Defensive Validation & Unit Standardization
Spatial joins fail silently when units mismatch or invalid geometries slip into production tables. The ST_DWithin function behaves differently depending on whether inputs are geometry (planar, unit-dependent) or geography (spheroidal, meters). Always default to geography for cross-regional proximity analysis, but document the assumption explicitly in macro docstrings.
Implement defensive dbt tests to catch spatial anomalies before they reach transformation layers:
models:
- name: source_points
columns:
- name: geom
tests:
- not_null
- dbt_utils.expression_is_true:
expression: "ST_IsValid(geom)"
For PostGIS deployments, consult the official ST_DWithin documentation to understand how use_spheroid and index scan costs interact.

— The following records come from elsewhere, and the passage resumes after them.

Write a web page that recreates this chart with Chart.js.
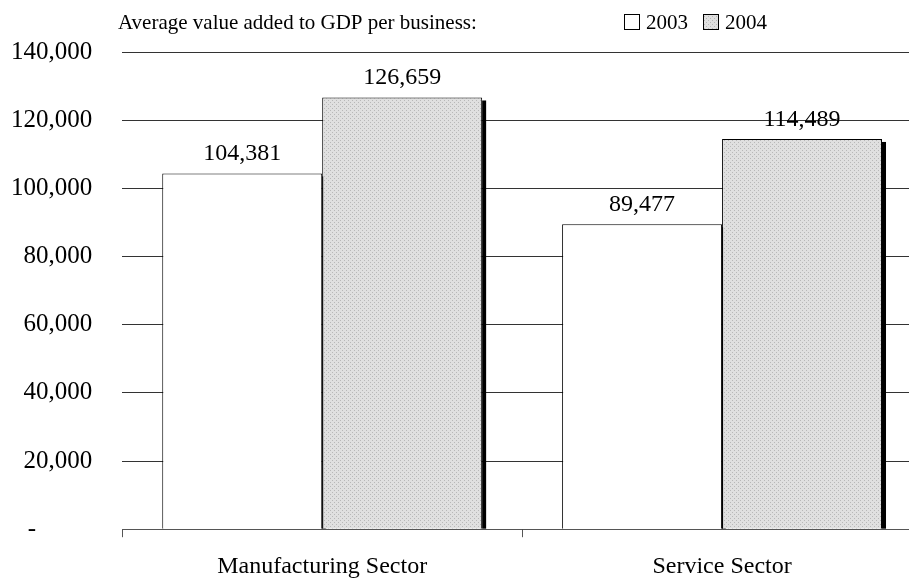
<!DOCTYPE html>
<html>
<head>
<meta charset="utf-8">
<script src="https://cdn.jsdelivr.net/npm/chart.js@4/dist/chart.umd.min.js"></script>
<style>
  html, body { margin: 0; padding: 0; background: #fff; overflow: hidden; }
  #wrap { position: relative; width: 940px; height: 581px; }
</style>
</head>
<body>
<div id="wrap"><canvas id="myChart"></canvas></div>
<script>
// Average value added to GDP per business
var sectors = ["Manufacturing Sector", "Service Sector"];
var years = ["2003", "2004"];
var values2003 = [104381, 89477];
var values2004 = [126659, 114489];
var yTicks = [0, 20000, 40000, 60000, 80000, 100000, 120000, 140000];
var headerText = "Average value added to GDP per business:";

var serif = "'Liberation Serif', 'Times New Roman', serif";

// dotted grey fill for the 2004 bars
function makeDots() {
  var c = document.createElement("canvas");
  c.width = 4;
  c.height = 4;
  var g = c.getContext("2d");
  g.fillStyle = "#e0e0e0";
  g.fillRect(0, 0, 4, 4);
  g.fillStyle = "#b8b8b8";
  g.fillRect(0, 0, 1, 1);
  g.fillRect(2, 2, 1, 1);
  return g.createPattern(c, "repeat");
}
var dots = makeDots();

function fmt(v) {
  return v.toLocaleString("en-US");
}

// black drop shadow on the right side of each bar
var barShadow = {
  id: "barShadow",
  beforeDatasetsDraw: function (chart) {
    var ctx = chart.ctx;
    ctx.save();
    ctx.fillStyle = "#000";
    chart.data.datasets.forEach(function (ds, i) {
      chart.getDatasetMeta(i).data.forEach(function (bar) {
        var right = bar.x + bar.width / 2;
        ctx.fillRect(right, bar.y + 3, 4, bar.base - bar.y - 3);
      });
    });
    ctx.restore();
  },
};

// numbers above the bars
var valueLabels = {
  id: "valueLabels",
  afterDatasetsDraw: function (chart) {
    var ctx = chart.ctx;
    ctx.save();
    ctx.font = "24px " + serif;
    ctx.fillStyle = "#000";
    ctx.textAlign = "center";
    ctx.textBaseline = "alphabetic";
    chart.data.datasets.forEach(function (ds, i) {
      chart.getDatasetMeta(i).data.forEach(function (bar, j) {
        ctx.fillText(fmt(ds.data[j]), bar.x, bar.y - 13);
      });
    });
    ctx.restore();
  },
};

// header line with the legend boxes beside it
var header = {
  id: "header",
  afterDraw: function (chart) {
    var ctx = chart.ctx;
    ctx.save();
    ctx.font = "21px " + serif;
    ctx.fillStyle = "#000";
    ctx.textBaseline = "alphabetic";
    ctx.fillText(headerText, 118, 29);
    var x = 624;
    chart.data.datasets.forEach(function (ds) {
      ctx.fillStyle = ds.backgroundColor;
      ctx.fillRect(x + 0.5, 14.5, 15, 15);
      ctx.strokeStyle = "#000";
      ctx.lineWidth = 1;
      ctx.strokeRect(x + 0.5, 14.5, 15, 15);
      ctx.fillStyle = "#000";
      ctx.fillText(ds.label, x + 22, 29);
      x += 22 + ctx.measureText(ds.label).width + 15;
    });
    ctx.restore();
  },
};

var ctx = document.getElementById("myChart");
new Chart(ctx, {
  type: "bar",
  data: {
    labels: sectors,
    datasets: [
      {
        label: years[0],
        data: values2003,
        backgroundColor: "#ffffff",
        borderColor: "#000",
        borderWidth: 1,
      },
      {
        label: years[1],
        data: values2004,
        backgroundColor: dots,
        borderColor: "#000",
        borderWidth: 1,
      },
    ],
  },
  options: {
    responsive: true,
    maintainAspectRatio: false,
    animation: false,
    datasets: {
      bar: { categoryPercentage: 0.8, barPercentage: 1.0 },
    },
    layout: { padding: { top: 52, right: 18, bottom: -15, left: 11 } },
    plugins: {
      legend: { display: false },
      tooltip: { enabled: false },
    },
    scales: {
      x: {
        grid: {
          display: true,
          drawOnChartArea: false,
          offset: true,
          tickLength: 8,
          color: "#555",
        },
        border: { display: true, color: "#555" },
        ticks: {
          padding: 15,
          color: "#000",
          font: { family: serif, size: 24 },
        },
      },
      y: {
        min: 0,
        max: 140000,
        afterBuildTicks: function (axis) {
          axis.ticks = yTicks.map(function (v) {
            return { value: v };
          });
        },
        // transparent tick marks keep a 30px gap before the labels
        grid: {
          color: "#333",
          lineWidth: 1,
          drawTicks: true,
          tickLength: 30,
          tickColor: "rgba(0,0,0,0)",
        },
        border: { display: false },
        ticks: {
          padding: 0,
          color: "#000",
          font: { family: serif, size: 25 },
          callback: function (v) {
            return v === 0 ? "-         " : fmt(v);
          },
        },
      },
    },
  },
  plugins: [barShadow, valueLabels, header],
});
</script>
</body>
</html>
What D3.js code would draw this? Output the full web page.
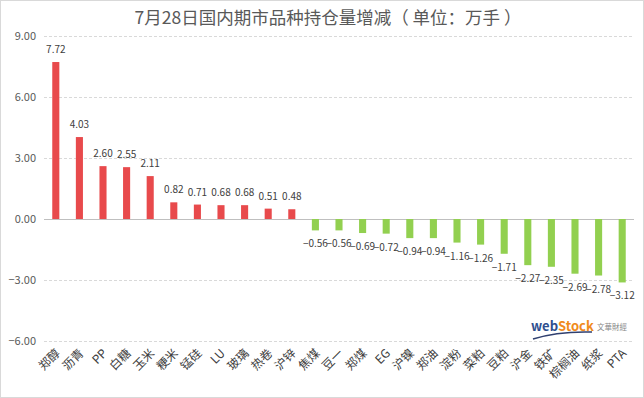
<html>
<head>
    <meta charset="utf-8">
    <script src="https://d3js.org/d3.v7.min.js"></script>
    <style>
        body { margin: 0; background: #fff; }
        text { font-family: "Microsoft YaHei", "Noto Sans CJK SC", sans-serif; }
    </style>
</head>
<body>
    <svg id="svg" width="644" height="398"></svg>

    <script>
        // DATA
        const names = ["郑醇", "沥青", "PP", "白糖", "玉米", "粳米", "锰硅", "LU", "玻璃", "热卷", "沪锌", "焦煤", "豆一",
            "郑煤", "EG", "沪镍", "郑油", "淀粉", "菜粕", "豆粕", "沪金", "铁矿", "棕榈油", "纸浆", "PTA"]
        const values = [7.72, 4.03, 2.60, 2.55, 2.11, 0.82, 0.71, 0.68, 0.68, 0.51, 0.48, -0.56, -0.56,
            -0.69, -0.72, -0.94, -0.94, -1.16, -1.26, -1.71, -2.27, -2.35, -2.69, -2.78, -3.12]
        const yTicks = [9, 6, 3, 0, -3, -6]
        const title = "7月28日国内期市品种持仓量增减（ 单位：万手 ）"

        const W = 644, H = 398
        const svg = d3.select("#svg")

        // frame
        svg.append("rect").attr("x", 0.5).attr("y", 0.5).attr("width", W - 1).attr("height", H - 1)
            .attr("fill", "#fff").attr("stroke", "#d9d9d9")

        const x = d3.scaleBand().domain(names).range([44, 634]).paddingInner(0.7).paddingOuter(0.35)
        const y = d3.scaleLinear().domain([-6, 9]).range([341, 36])

        // title
        svg.append("text").attr("x", 328).attr("y", 24).attr("text-anchor", "middle")
            .attr("font-size", 17.5).attr("fill", "#595959").text(title)

        // grid
        const grid = svg.append("g")
        grid.selectAll("line").data(yTicks).enter().append("line")
            .attr("x1", 44).attr("x2", 634)
            .attr("y1", d => Math.round(y(d)) + 0.5).attr("y2", d => Math.round(y(d)) + 0.5)
            .attr("stroke", d => d === 0 ? "#bfbfbf" : "#d9d9d9")
            .attr("stroke-dasharray", d => d === 0 ? null : "3,2")

        // y labels
        svg.append("g").selectAll("text").data(yTicks).enter().append("text")
            .attr("x", 36).attr("y", d => y(d) + 4).attr("text-anchor", "end")
            .attr("font-size", 11).attr("fill", "#595959")
            .text(d => d3.format(".2f")(d))

        // bars
        svg.append("g").selectAll("rect").data(values).enter().append("rect")
            .attr("x", (d, i) => x(names[i]))
            .attr("width", x.bandwidth())
            .attr("y", d => y(Math.max(0, d)))
            .attr("height", d => Math.abs(y(d) - y(0)))
            .attr("fill", d => d >= 0 ? "#e84a4c" : "#92d050")

        // value labels
        svg.append("g").selectAll("text").data(values).enter().append("text")
            .attr("x", (d, i) => x(names[i]) + x.bandwidth() / 2)
            .attr("y", d => d >= 0 ? y(d) - 9 : y(d) + 17)
            .attr("text-anchor", "middle")
            .attr("font-size", 10).attr("fill", "#404040")
            .text(d => d3.format(".2f")(d))

        // x labels
        svg.append("g").selectAll("text").data(names).enter().append("text")
            .attr("transform", d => `translate(${x(d) + x.bandwidth() / 2 + 5},${354}) rotate(-45)`)
            .attr("text-anchor", "end")
            .attr("font-size", 12).attr("fill", "#404040")
            .text(d => d)

        // logo
        const logo = svg.append("g")
        logo.append("text").attr("x", 531).attr("y", 331).attr("font-size", 13).attr("font-weight", "bold")
            .attr("font-family", "Arial, sans-serif")
            .html('<tspan fill="#2f4f8f">web</tspan><tspan fill="#f08a1c">Stock</tspan>')
        logo.append("path").attr("d", "M533,339 Q558,331 592,332").attr("fill", "none")
            .attr("stroke", "#2f3f6f").attr("stroke-width", 1.5)
        logo.append("text").attr("x", 597).attr("y", 330).attr("font-size", 7.5).attr("fill", "#888")
            .text("文華財經")
    </script>
</body>
</html>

In BigQuery, ensure all inputs are explicitly cast to GEOGRAPHY before macro invocation, as implicit string-to-geography conversions bypass clustering keys.
Execution Optimization & Materialization Strategy
Proximity models rarely benefit from ephemeral or view materializations due to repeated spatial index scans. Prefer table or incremental materializations with explicit partitioning on spatial bounding boxes or temporal keys. When using incremental models, apply a bounding-box pre-filter to limit the candidate set before invoking ST_DWithin:
{% if is_incremental() %}
AND ST_DWithin(
a.geom::geography,
ST_MakeEnvelope({{ dbt_utils.get_column_values(ref('spatial_bounds'), 'min_lon')[0] }}, ...),
{{ config.get('incremental_distance_buffer', 5000) }}
)
{% endif %}
This reduces the join surface area by 60–90% in dense urban datasets. Snowflake users should reference the ST_DWITHIN function reference to align GEOGRAPHY type handling with search optimization service (SOS) configurations. BigQuery deployments benefit from CLUSTER BY on ST_GEOGPOINT or ST_BOUNDINGBOX columns to accelerate proximity scans.
Conclusion
Writing reusable ST_DWithin macros in dbt transforms proximity joins from fragile, warehouse-specific bottlenecks into predictable, cross-platform primitives. By enforcing explicit geography casting, isolating validation in upstream CTEs, and aligning materialization strategies with spatial index behavior, analytics engineering teams can scale geospatial pipelines without sacrificing run-time reliability or compute budgets. Standardized spatial macros serve as the foundation for reproducible location intelligence, enabling data platform teams to iterate on proximity logic without rewriting dialect-specific predicates or debugging silent index bypasses.